With the perfect-dispersion methods recently developed, this
would require a step size of 1mm/c = 3.3 ps, which implies 300
time steps per ns.  With the worst-case estimate of 6x increase in
computational time for the perfect dispersion algorithms, this
gives 4500s = 75 m per ns for the entire cryomodule.  (The
computation is expected to be not quite so bad, as cache hits 
improve with more operations per time step.)

The cavity is 9720 steps long (or 32 ns), so another metric is 11
computational hours for a beam to propagate through the entire
cryomodule.

For a microbunch spacing of 300 ns, we then can do two bunches,
in order to compute a wake field of the entire cryomodule,
basically brute force, but fully self consistent, in 120 hours (5
days) on less than 100 processors.  A 1000 processor cluster
brings this back down to 12 hours.  There would be 11*9720 =
100,000 time steps in this calculation.

To obtain accuracy estimates, we propose to do the simulation
at several comparable resolutions.  Richardson extrapolation,
we expect, will give us both the error and a higher-order result,
as we have shown in the recent SciDAC proceedings.

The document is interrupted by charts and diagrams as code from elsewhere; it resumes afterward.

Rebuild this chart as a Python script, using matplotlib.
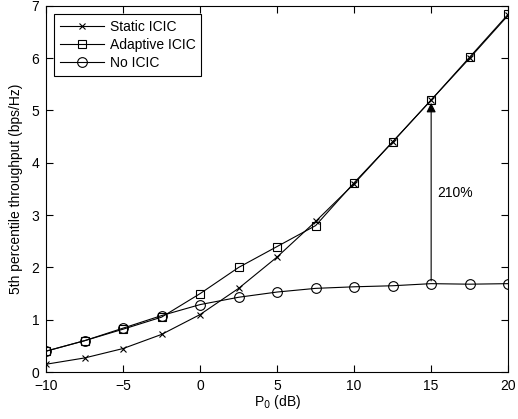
import numpy as np
import matplotlib.pyplot as plt

plt.rcParams['font.family'] = ['Liberation Sans', 'DejaVu Sans']
plt.rcParams['font.size'] = 10

p0 = [-10, -7.5, -5, -2.5, 0, 2.5, 5, 7.5, 10, 12.5, 15, 17.5, 20]
static_icic = [0.15, 0.27, 0.45, 0.72, 1.1, 1.6, 2.2, 2.88, 3.6, 4.4, 5.2, 6.0, 6.82]
adaptive_icic = [0.4, 0.6, 0.82, 1.05, 1.5, 2.0, 2.4, 2.8, 3.62, 4.4, 5.2, 6.02, 6.84]
no_icic = [0.4, 0.6, 0.84, 1.08, 1.29, 1.43, 1.53, 1.6, 1.63, 1.65, 1.69, 1.68, 1.69]

fig = plt.figure(figsize=(5.18, 4.19), dpi=100)
ax = fig.add_axes([0.089, 0.112, 0.892, 0.874])

ax.plot(p0, static_icic, 'k-x', lw=0.8, ms=5, mew=0.8, label='Static ICIC')
ax.plot(p0, adaptive_icic, 'k-s', lw=0.8, ms=6, mew=0.8, mfc='none', label='Adaptive ICIC')
ax.plot(p0, no_icic, 'k-o', lw=0.8, ms=7, mew=0.8, mfc='none', label='No ICIC')

# gain arrow at P0 = 15 dB
ax.annotate('', xy=(15, 5.2), xytext=(15, 1.69),
            arrowprops=dict(arrowstyle='-|>', color='k', lw=0.8, mutation_scale=14))
ax.text(15.39, 3.42, '210%', fontsize=10, va='center')

ax.set_xlim(-10, 20)
ax.set_ylim(0, 7)
ax.set_xticks([-10, -5, 0, 5, 10, 15, 20])
ax.set_yticks(range(8))
ax.tick_params(direction='in', top=True, right=True, labelsize=10, length=5)
ax.tick_params(axis='x', pad=5)
ax.tick_params(axis='y', pad=5)
ax.set_xlabel('P$_0$ (dB)', fontsize=10, labelpad=0)
ax.set_ylabel('5th percentile throughput (bps/Hz)', fontsize=10, labelpad=6)

leg = ax.legend(loc='upper left', fontsize=10, fancybox=False, framealpha=1,
                edgecolor='k', borderaxespad=0.6, handlelength=3.2, labelspacing=0.3,
                borderpad=0.4, handletextpad=0.4)
leg.get_frame().set_linewidth(0.8)

fig.savefig('out.png', dpi=100)
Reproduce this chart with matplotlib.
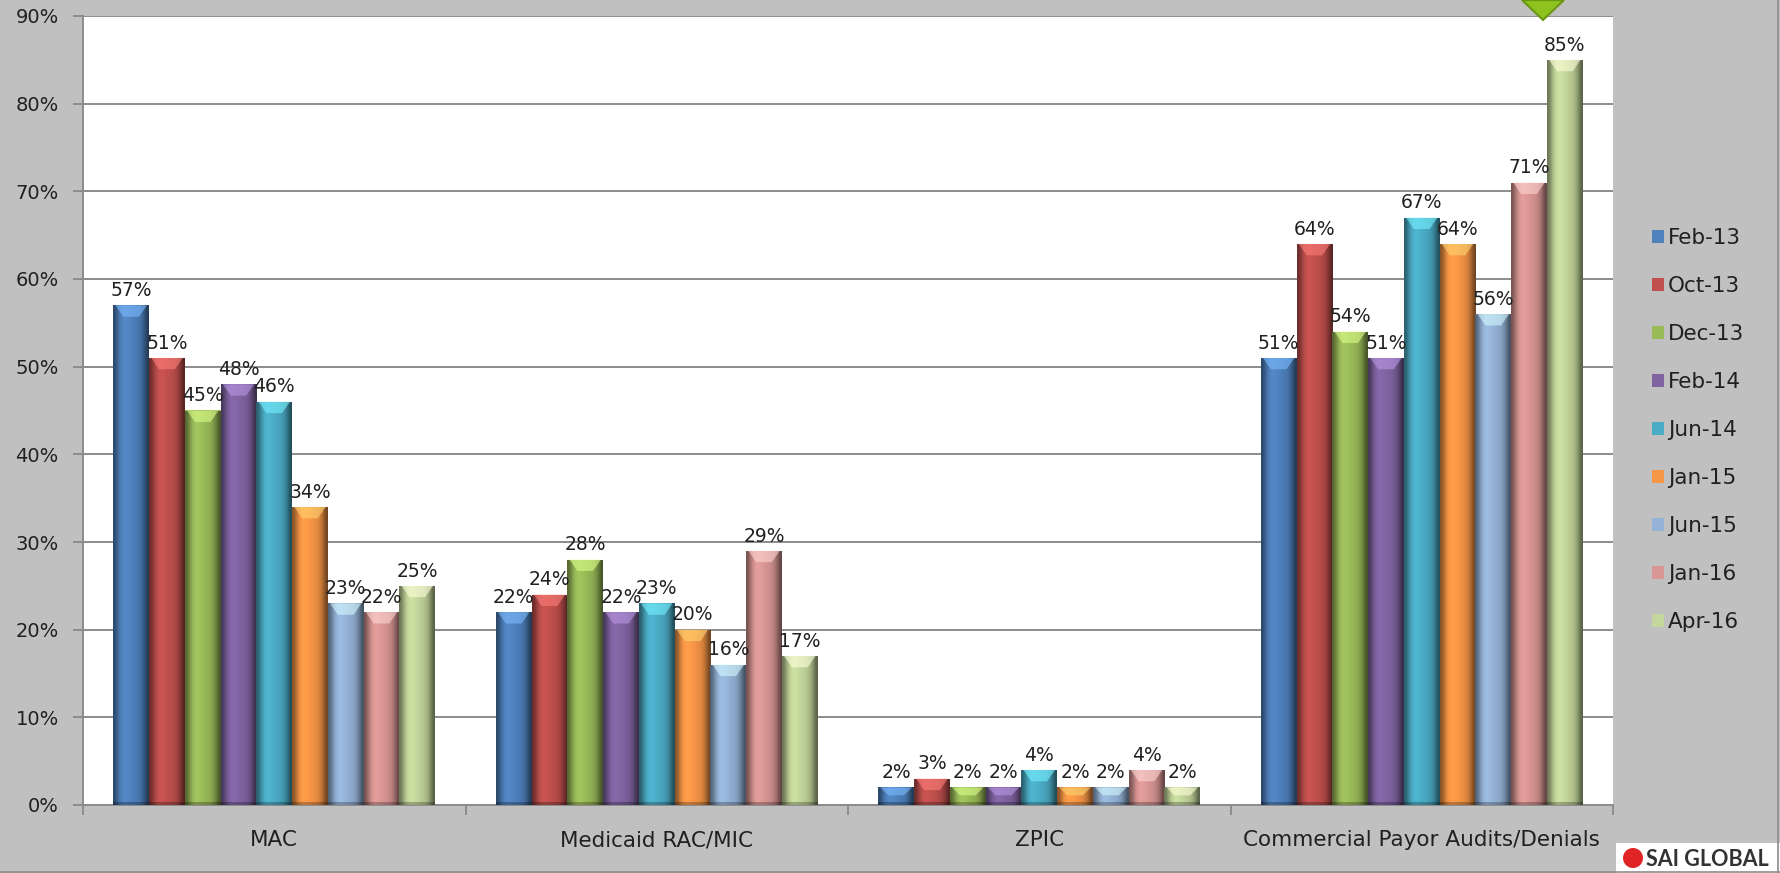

To make this computation work, we believe we need to implement 
and verify the following:

   dielectric model in gap

   perfect dispersion model

which we would expect completed within 6 months after project
commencement.  We would also investigate the implementation of
the capacitive gap mode mentioned earlier.

This could be repeated with any sets of errors desired.

We could bring the compute time down further by restoring our
load balancing.   That is another several months work.